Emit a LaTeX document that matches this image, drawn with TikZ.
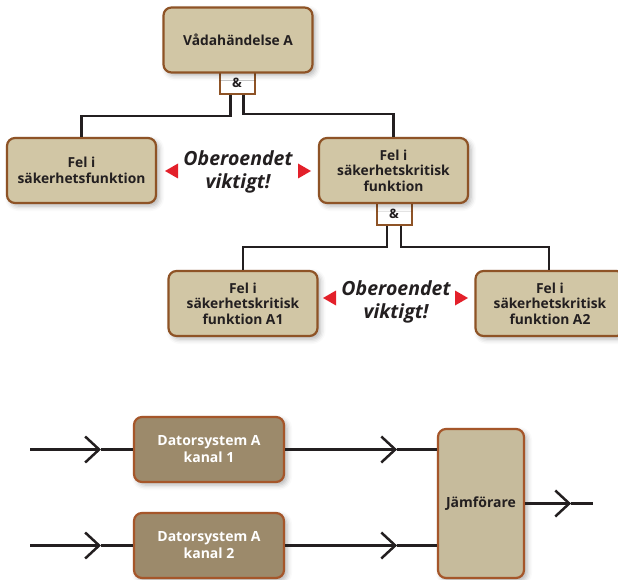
\documentclass[tikz,border=0pt]{standalone}
\usepackage{fontspec}
\setmainfont{Open Sans}
\usetikzlibrary{arrows.meta,shadows.blur}

\definecolor{boxfill}{HTML}{D1C6A5}
\definecolor{boxedge}{HTML}{8E5326}
\definecolor{darkfill}{HTML}{9C8A6B}
\definecolor{cmpfill}{HTML}{C6BB9C}
\definecolor{cmpedge}{HTML}{A5562A}
\definecolor{ink}{HTML}{231F20}
\definecolor{warnred}{HTML}{E3202A}

\begin{document}
\begin{tikzpicture}[x=1pt,y=-1pt,
  softshadow/.style={blur shadow={shadow xshift=3pt,shadow yshift=-3pt,
      shadow blur radius=5pt,shadow opacity=30}},
  event/.style={draw=boxedge,line width=2.2pt,fill=boxfill,rounded corners=8pt,
      minimum width=149pt,minimum height=65pt,inner sep=0pt,align=center,
      text=ink,font=\bfseries\fontsize{13.8}{15.5}\selectfont,softshadow},
  andgate/.style={draw=boxedge,line width=2pt,fill=white,minimum width=35pt,
      minimum height=23pt,inner sep=0pt,text=ink,
      font=\bfseries\fontsize{13}{13}\selectfont},
  wire/.style={line width=2.5pt,draw=ink},
  note/.style={align=center,text=ink,inner sep=0pt,
      font=\bfseries\itshape\fontsize{19.5}{23}\selectfont},
  warn/.style={fill=warnred},
  chev/.style={-{Straight Barb[length=14pt,width=26pt]}},
  sysbox/.style={draw=cmpedge,line width=2.2pt,fill=darkfill,rounded corners=8pt,
      minimum width=150pt,minimum height=65pt,inner sep=0pt,align=center,
      text=white,font=\bfseries\fontsize{14}{17}\selectfont,softshadow},
  cmpbox/.style={draw=cmpedge,line width=2.2pt,fill=cmpfill,rounded corners=8pt,
      minimum width=86pt,minimum height=149pt,inner sep=0pt,align=center,
      text=ink,font=\bfseries\fontsize{14}{17}\selectfont,softshadow}]
\useasboundingbox (0,0) rectangle (618,580);

% ---- fault tree ----
\node[andgate,anchor=north] (g1) at (237,70) {\&};
\node[event] (top) at (238,40) {Vådahändelse A};

\node[event] (L) at (81.5,170.5) {Fel i\\säkerhetsfunktion};
\node[andgate,anchor=north] (g2) at (394,201) {\&};
\node[event] (R) at (393.5,170.5) {Fel i\\säkerhetskritisk\\funktion};

\node[event] (A1) at (243,303.5) {Fel i\\säkerhetskritisk\\funktion A1};
\node[event] (A2) at (550,303.5) {Fel i\\säkerhetskritisk\\funktion A2};

\draw[wire] ([xshift=-6.5pt]g1.south) -- ++(0,21) -| (L.north);
\draw[wire] ([xshift=6.5pt]g1.south) -- ++(0,19) -| (R.north);
\draw[wire] ([xshift=-7pt]g2.south) -- ++(0,21) -| (A1.north);
\draw[wire] ([xshift=7pt]g2.south) -- ++(0,21) -| ([xshift=-1pt]A2.north);

\node[note] (n1) at (238,172) {Oberoendet\\viktigt!};
\fill[warn] (165,171) -- (178,163.5) -- (178,178.5) -- cycle;
\fill[warn] (311,171) -- (298,163.5) -- (298,178.5) -- cycle;

\node[note] (n2) at (396,302) {Oberoendet\\viktigt!};
\fill[warn] (323,298) -- (336,290.5) -- (336,305.5) -- cycle;
\fill[warn] (468,298) -- (455,290.5) -- (455,305.5) -- cycle;

% ---- redundant channels with comparator ----
\node[sysbox] (D1) at (209,449.5) {Datorsystem A\\kanal 1};
\node[sysbox] (D2) at (209,545.5) {Datorsystem A\\kanal 2};
\node[cmpbox] (J) at (481,503.5) {Jämförare};

\coordinate (in1) at (30,449.5);
\coordinate (in2) at (30,545.5);
\coordinate (out) at (593,503.5);

\draw[wire,chev] (in1) -- ++(71,0) coordinate (t1);
\draw[wire] (t1) -- (D1.west);
\draw[wire,chev] (in2) -- ++(71,0) coordinate (t2);
\draw[wire] (t2) -- (D2.west);

\draw[wire,chev] (D1.east) -- ++(112,0) coordinate (t3);
\draw[wire] (t3) -- (D1.east -| J.west);
\draw[wire,chev] (D2.east) -- ++(112,0) coordinate (t4);
\draw[wire] (t4) -- (D2.east -| J.west);

\draw[wire,chev] (J.east) -- ++(46,0) coordinate (t5);
\draw[wire] (t5) -- (out);
\end{tikzpicture}
\end{document}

□ □ □ □

## [Job]
Copy nothing but the lines from the first one in the listing through the line with "(R) at (393.5,170.5)", and omit the pictures.

## [The answer]
Emit a LaTeX document that matches this image, drawn with TikZ.
\documentclass[tikz,border=0pt]{standalone}
\usepackage{fontspec}
\setmainfont{Open Sans}
\usetikzlibrary{arrows.meta,shadows.blur}

\definecolor{boxfill}{HTML}{D1C6A5}
\definecolor{boxedge}{HTML}{8E5326}
\definecolor{darkfill}{HTML}{9C8A6B}
\definecolor{cmpfill}{HTML}{C6BB9C}
\definecolor{cmpedge}{HTML}{A5562A}
\definecolor{ink}{HTML}{231F20}
\definecolor{warnred}{HTML}{E3202A}

\begin{document}
\begin{tikzpicture}[x=1pt,y=-1pt,
  softshadow/.style={blur shadow={shadow xshift=3pt,shadow yshift=-3pt,
      shadow blur radius=5pt,shadow opacity=30}},
  event/.style={draw=boxedge,line width=2.2pt,fill=boxfill,rounded corners=8pt,
      minimum width=149pt,minimum height=65pt,inner sep=0pt,align=center,
      text=ink,font=\bfseries\fontsize{13.8}{15.5}\selectfont,softshadow},
  andgate/.style={draw=boxedge,line width=2pt,fill=white,minimum width=35pt,
      minimum height=23pt,inner sep=0pt,text=ink,
      font=\bfseries\fontsize{13}{13}\selectfont},
  wire/.style={line width=2.5pt,draw=ink},
  note/.style={align=center,text=ink,inner sep=0pt,
      font=\bfseries\itshape\fontsize{19.5}{23}\selectfont},
  warn/.style={fill=warnred},
  chev/.style={-{Straight Barb[length=14pt,width=26pt]}},
  sysbox/.style={draw=cmpedge,line width=2.2pt,fill=darkfill,rounded corners=8pt,
      minimum width=150pt,minimum height=65pt,inner sep=0pt,align=center,
      text=white,font=\bfseries\fontsize{14}{17}\selectfont,softshadow},
  cmpbox/.style={draw=cmpedge,line width=2.2pt,fill=cmpfill,rounded corners=8pt,
      minimum width=86pt,minimum height=149pt,inner sep=0pt,align=center,
      text=ink,font=\bfseries\fontsize{14}{17}\selectfont,softshadow}]
\useasboundingbox (0,0) rectangle (618,580);

% ---- fault tree ----
\node[andgate,anchor=north] (g1) at (237,70) {\&};
\node[event] (top) at (238,40) {Vådahändelse A};

\node[event] (L) at (81.5,170.5) {Fel i\\säkerhetsfunktion};
\node[andgate,anchor=north] (g2) at (394,201) {\&};
\node[event] (R) at (393.5,170.5) {Fel i\\säkerhetskritisk\\funktion};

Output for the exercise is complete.